As of end-September 2022, the maturity profile of the FCDU loan portfolio remained predominantly medium- to long-term debt [or those payable over a term of more than one (1) year], which comprised 78.5 percent of total.

            FCDU loans granted to residents comprised 63.7 percent of total outstanding FCDU loans. Of the US$10.0 billion outstanding loans to residents, majority went to the following sector/industries: power generation companies (US$2.7 billion or 27.4 percent); merchandise and service exporters (US$2.4 billion or 24.4 percent); and management/holding and stock brokerage (US$1.2 billion or 12.3 percent).

            Gross disbursements in the third quarter of 2022 reached US$14.6 billion and were 6.6 percent lower than the previous quarter’s figure mainly due to decrease in funding requirements of a foreign bank branch affiliate.
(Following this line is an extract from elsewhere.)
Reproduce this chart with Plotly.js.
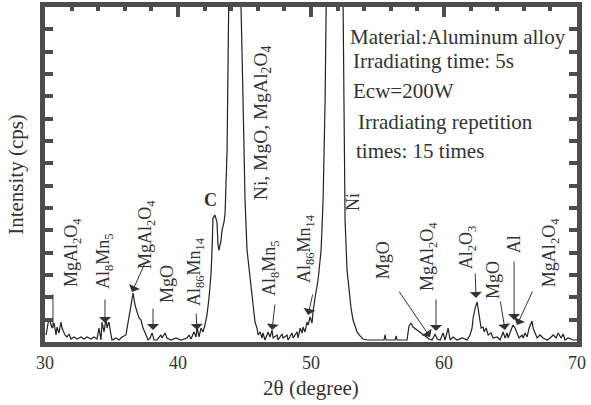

Similarly, loan repayments in the same quarter totaled US$14.6 billion, an 8.0 percent decrease from the previous quarter’s figure. These resulted in overall net disbursement.

FCDU deposit liabilities stood at US$45.8 billion as of end-September 2022, lower by US$838 million (or by 1.8 percent) from the end-June 2022 level of US$46.6 billion. The bulk of these deposits (97.3 percent) continue to be owned by residents, essentially constituting an additional buffer to the country’s gross international reserves. Year-on-year, FCDU deposit liabilities decreased by US$102 million (or by 0.2 percent) from the end-September 2021 level of US$45.9 billion.